I sent this to the local paper but never heard back. I sent it kinda late for the holidays so I thought it might not get published. Ah well. I'll just publish it my self.
“The black car is gone again. “
My mother and her mother before her were inveterate neighborhood watchers. They were not really gossip seekers; they were chroniclers of the comings and goings of folks. When mom is home in North Carolina she and I chat on the phone. She tells me about who is walking a dog and how many birds are at the feeder. I did not inherit this trait. My view out of a window is rather more visceral. I see colors and shapes and the passing of shadows. When Mom asks me who owns the black car I am at a loss.
“What black car?”
If Mom is at my window it’s because she’s here for the holiday visit, which became annual about four years ago. At dinner time I’d call her into the kitchen, she’d lean toward the window and announce with jubilation,” The lights are on! The lights are on!” The first few times she did it I thought she was looking at the lights in the windows of other apartments and didn’t understand the fanfare.
There is a deck on the back of a building on the other side of the parking lot. Each year after Thanksgiving it has been decorated with lights. I guess I had noticed them but never with the joy that Mom took in their nightly appearance.

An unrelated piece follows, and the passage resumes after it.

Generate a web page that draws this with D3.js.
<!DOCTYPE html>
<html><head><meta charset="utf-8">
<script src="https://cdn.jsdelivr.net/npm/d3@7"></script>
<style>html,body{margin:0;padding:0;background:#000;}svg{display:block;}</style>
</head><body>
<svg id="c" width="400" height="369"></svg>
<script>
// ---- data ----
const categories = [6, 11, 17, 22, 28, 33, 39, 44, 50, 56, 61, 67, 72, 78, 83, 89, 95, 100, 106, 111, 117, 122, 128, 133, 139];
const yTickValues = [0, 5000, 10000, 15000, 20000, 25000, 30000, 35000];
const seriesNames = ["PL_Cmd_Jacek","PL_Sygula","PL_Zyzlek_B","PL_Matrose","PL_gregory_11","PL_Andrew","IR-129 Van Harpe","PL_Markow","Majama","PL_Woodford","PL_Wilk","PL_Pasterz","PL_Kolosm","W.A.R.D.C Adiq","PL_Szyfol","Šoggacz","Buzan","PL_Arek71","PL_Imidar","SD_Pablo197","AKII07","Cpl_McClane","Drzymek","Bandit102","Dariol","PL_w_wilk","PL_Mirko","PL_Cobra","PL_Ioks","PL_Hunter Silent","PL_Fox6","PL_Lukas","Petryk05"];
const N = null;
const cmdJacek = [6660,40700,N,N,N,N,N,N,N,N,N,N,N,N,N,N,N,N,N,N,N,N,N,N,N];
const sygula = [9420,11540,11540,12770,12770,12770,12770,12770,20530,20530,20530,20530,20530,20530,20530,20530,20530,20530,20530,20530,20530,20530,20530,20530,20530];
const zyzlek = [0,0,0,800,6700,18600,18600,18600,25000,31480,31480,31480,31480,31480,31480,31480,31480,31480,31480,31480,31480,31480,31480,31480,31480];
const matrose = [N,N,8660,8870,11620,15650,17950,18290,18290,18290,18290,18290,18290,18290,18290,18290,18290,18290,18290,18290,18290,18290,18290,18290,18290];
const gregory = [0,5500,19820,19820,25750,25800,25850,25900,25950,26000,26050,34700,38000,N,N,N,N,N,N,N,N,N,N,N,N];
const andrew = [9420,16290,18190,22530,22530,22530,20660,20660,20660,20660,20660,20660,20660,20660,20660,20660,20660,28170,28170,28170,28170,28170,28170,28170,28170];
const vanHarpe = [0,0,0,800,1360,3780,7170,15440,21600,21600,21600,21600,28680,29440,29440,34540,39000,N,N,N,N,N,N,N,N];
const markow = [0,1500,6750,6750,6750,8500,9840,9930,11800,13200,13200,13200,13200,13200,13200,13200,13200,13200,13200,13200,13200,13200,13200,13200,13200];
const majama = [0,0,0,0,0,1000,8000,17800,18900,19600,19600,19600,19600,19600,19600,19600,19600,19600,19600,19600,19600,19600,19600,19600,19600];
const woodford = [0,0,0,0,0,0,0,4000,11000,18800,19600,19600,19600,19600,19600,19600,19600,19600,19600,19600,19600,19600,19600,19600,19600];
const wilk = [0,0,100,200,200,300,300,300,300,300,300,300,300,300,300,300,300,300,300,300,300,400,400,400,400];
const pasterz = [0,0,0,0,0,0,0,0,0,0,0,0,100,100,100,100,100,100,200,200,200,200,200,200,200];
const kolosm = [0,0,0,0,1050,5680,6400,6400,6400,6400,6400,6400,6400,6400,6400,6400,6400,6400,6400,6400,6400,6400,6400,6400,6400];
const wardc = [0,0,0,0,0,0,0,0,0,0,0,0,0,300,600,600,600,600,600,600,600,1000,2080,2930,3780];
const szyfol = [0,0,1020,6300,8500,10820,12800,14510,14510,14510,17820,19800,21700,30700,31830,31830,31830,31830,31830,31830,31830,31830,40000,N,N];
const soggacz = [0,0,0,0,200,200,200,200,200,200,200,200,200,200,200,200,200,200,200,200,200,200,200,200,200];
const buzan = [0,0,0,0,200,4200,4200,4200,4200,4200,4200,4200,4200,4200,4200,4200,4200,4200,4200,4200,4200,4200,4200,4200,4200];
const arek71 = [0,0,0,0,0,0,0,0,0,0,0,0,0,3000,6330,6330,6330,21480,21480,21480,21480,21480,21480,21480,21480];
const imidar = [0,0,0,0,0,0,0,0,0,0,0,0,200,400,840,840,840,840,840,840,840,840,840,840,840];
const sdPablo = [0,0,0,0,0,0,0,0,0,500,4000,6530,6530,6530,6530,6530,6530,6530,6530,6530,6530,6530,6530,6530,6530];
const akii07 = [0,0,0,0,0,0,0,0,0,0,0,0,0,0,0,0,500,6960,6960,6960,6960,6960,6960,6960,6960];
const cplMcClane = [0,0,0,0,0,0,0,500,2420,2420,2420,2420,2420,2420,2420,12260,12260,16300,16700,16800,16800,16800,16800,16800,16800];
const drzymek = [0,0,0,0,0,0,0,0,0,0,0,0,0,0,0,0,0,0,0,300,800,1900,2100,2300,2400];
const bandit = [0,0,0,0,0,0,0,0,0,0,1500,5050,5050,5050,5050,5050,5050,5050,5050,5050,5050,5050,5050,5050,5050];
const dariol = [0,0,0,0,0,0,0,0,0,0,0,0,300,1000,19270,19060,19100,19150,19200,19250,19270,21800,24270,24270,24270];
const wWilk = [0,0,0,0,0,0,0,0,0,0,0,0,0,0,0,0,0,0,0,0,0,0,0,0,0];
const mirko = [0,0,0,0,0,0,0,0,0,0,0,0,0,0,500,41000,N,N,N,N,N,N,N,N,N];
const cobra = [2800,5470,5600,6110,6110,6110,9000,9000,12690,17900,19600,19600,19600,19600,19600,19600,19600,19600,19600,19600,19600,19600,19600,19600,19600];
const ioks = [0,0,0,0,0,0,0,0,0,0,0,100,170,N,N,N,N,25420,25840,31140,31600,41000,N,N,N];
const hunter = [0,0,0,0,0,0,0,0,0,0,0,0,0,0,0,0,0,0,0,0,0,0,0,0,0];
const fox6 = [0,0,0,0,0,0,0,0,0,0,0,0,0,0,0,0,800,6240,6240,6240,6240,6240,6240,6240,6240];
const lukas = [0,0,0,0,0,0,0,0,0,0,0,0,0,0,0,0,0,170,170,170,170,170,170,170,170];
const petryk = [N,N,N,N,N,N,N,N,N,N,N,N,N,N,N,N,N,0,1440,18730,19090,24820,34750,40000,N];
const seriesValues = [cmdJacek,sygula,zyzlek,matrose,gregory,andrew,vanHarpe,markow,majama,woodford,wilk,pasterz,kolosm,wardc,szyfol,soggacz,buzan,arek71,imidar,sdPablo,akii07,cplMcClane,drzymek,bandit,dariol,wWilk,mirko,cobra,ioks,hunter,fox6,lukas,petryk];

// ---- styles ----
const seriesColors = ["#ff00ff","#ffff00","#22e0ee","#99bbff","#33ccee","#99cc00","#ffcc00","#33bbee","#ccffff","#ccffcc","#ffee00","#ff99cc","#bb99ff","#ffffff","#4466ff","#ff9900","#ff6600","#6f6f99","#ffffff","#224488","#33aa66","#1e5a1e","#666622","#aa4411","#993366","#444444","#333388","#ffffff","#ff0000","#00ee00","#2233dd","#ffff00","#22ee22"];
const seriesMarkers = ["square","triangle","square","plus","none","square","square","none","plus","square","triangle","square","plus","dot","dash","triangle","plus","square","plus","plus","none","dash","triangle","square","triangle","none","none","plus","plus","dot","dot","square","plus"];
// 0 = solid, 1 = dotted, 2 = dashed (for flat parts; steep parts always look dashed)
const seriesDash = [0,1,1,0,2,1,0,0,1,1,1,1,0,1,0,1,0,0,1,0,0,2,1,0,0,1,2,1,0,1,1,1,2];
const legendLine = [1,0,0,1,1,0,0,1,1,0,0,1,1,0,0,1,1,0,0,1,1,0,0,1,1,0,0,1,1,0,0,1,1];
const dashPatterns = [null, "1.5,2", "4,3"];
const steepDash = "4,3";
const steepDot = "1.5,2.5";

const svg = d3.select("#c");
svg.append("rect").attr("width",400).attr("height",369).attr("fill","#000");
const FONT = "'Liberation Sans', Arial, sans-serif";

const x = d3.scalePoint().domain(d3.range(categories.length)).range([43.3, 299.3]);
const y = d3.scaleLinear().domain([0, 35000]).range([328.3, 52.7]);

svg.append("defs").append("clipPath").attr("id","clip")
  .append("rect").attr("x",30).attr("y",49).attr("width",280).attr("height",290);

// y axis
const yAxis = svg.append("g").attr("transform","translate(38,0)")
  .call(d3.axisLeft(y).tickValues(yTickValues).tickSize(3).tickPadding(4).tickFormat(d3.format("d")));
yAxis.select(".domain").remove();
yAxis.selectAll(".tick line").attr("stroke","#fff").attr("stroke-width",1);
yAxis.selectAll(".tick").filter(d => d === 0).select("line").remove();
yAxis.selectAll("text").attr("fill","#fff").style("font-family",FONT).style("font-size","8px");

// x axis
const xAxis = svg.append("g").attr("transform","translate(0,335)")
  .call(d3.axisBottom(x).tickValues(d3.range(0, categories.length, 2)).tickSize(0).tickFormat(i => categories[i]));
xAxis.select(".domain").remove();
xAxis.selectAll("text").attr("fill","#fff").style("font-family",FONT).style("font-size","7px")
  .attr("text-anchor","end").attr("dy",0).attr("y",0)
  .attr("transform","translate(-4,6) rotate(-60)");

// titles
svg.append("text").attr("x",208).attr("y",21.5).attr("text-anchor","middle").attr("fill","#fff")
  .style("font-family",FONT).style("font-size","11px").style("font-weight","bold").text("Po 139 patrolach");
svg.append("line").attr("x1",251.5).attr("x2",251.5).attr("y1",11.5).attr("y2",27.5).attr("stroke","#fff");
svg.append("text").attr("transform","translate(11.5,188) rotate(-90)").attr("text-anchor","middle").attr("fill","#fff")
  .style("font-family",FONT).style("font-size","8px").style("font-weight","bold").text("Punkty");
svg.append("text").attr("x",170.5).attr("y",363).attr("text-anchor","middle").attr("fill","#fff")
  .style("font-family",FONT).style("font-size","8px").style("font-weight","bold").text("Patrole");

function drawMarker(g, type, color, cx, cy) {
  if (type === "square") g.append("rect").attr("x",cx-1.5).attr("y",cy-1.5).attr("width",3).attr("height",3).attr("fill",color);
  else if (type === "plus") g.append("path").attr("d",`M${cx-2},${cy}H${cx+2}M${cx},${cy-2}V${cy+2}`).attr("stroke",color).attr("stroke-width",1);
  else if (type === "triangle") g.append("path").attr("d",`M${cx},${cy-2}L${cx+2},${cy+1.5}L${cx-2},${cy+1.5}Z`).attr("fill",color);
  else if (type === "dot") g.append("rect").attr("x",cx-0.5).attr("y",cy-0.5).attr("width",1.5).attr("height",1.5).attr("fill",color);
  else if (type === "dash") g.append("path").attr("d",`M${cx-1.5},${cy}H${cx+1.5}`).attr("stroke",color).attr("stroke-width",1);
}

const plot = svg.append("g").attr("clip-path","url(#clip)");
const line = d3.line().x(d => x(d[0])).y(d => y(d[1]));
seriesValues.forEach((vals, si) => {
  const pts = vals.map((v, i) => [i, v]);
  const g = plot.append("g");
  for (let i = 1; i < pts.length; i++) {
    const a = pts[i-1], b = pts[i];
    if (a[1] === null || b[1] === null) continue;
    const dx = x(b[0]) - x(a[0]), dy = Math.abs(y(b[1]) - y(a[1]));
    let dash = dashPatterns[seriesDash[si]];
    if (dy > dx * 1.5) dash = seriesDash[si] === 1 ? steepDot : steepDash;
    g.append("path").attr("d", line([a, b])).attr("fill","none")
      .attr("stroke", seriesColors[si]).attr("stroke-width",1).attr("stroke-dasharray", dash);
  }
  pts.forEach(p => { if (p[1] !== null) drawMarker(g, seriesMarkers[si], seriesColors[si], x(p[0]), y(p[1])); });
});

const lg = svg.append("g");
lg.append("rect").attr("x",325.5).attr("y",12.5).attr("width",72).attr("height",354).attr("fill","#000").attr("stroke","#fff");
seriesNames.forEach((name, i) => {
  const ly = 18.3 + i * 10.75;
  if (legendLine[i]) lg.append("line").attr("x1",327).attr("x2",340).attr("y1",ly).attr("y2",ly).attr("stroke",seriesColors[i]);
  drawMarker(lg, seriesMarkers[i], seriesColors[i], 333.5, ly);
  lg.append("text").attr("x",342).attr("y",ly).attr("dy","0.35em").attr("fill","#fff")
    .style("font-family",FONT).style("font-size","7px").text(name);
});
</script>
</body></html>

Last year, shortly after Christmas, I snapped out of my window stupor one afternoon and noticed a guy taking down the lights. I half threw myself out of the window trying to get his attention. “Hey! Hey! I want to say thanks for the lights! My mother loves them! “
The light guy smiled and said something about having big plans for next year.
A few months ago my landlord asked me if I knew that Donald Casper had died. I didn’t think I knew Donald Casper but he showed me an announcement on which was a picture of someone I recognized.
I learned more about Mr. Casper and his untimely death, killed by a hit and run driver. I learned that he’d been an active member of the San Francisco community, so much so that the flag at city hall had been lowered to half mast after his passing. I didn’t know that guy. Had we met, we might not have been friends.
When you live in a city you have lots of these kind of relationships. A neighbor whom you never meet but you admire the garden they’ve planted in the small square of dirt under a tree. A crossing card with whom you exchange pleasantries until one day she is replaced by a younger person and you never get the chance to say goodbye. Relationships that live like small flashes of light that are only connected in random moments of reverie.
I am tempted to resolve to be more like Mom and Grandmom. But I know myself. The world outside my window is something more than scenery but I still don’t know who owns the black car. Mom is here for the holidays. I showed her all the articles written about Mr. Casper. We talk about how sad it is. And every night, when she comes into the kitchen for dinner I see her look toward the deck. She is still keeping track of comings and goings. For us he will always be the light guy.